In the Motion for Sanctions, Mac Haik Ford alleges Weinstein violated Rule 13 of the Texas Rules of Civil Procedure by posting the “misleading, groundless” video excerpt and did it with the goal of harassing the defendant, circumventing the legal process and improperly using the video to solicit clients. Mac Haik Ford asked Lloyd to strike Harper’s pleading as a sanction.

Crump says deposition testimony, like other testimony in litigation, is public unless a judge specifically issues a protective order making it “confidential.”

As to putting the video on YouTube, Paulsen suggests that it’s really no different from putting deposition information on a billboard.

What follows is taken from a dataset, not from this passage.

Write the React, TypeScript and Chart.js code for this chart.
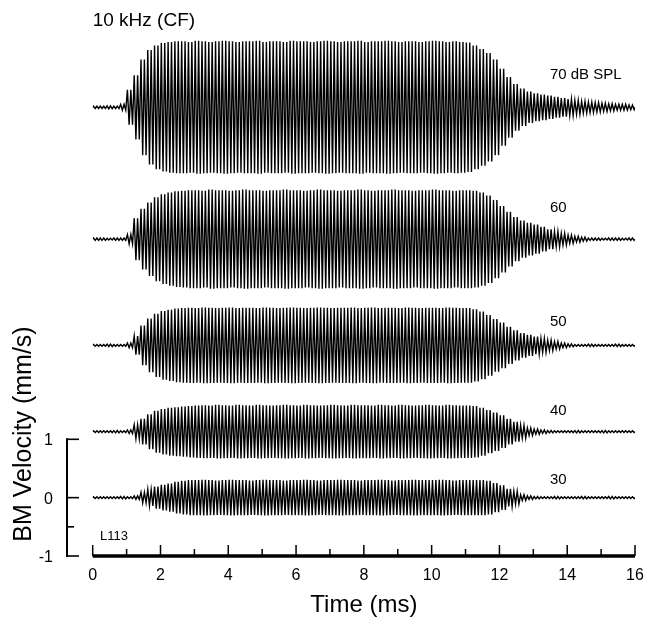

Crump notes that the cat is already out of the bag, since the video was available to the public for several weeks.

“Do we require a party to put the cat back in the bag if it’s already out of the bag? Well, that’s a harder question,” Crump says.

Robertson and Weinstein say Lloyd suggested that the use of YouTube in discovery may be a matter for the State Bar of Texas to consider.

Kim Davey, a spokeswoman for the State Bar, says nothing in the Texas Rules of Disciplinary Procedure relating to lawyer advertising specifically address depositions. But she notes that a video posted on YouTube or elsewhere on the Internet that is considered advertising would have to be approved by the Advertising Review Committee.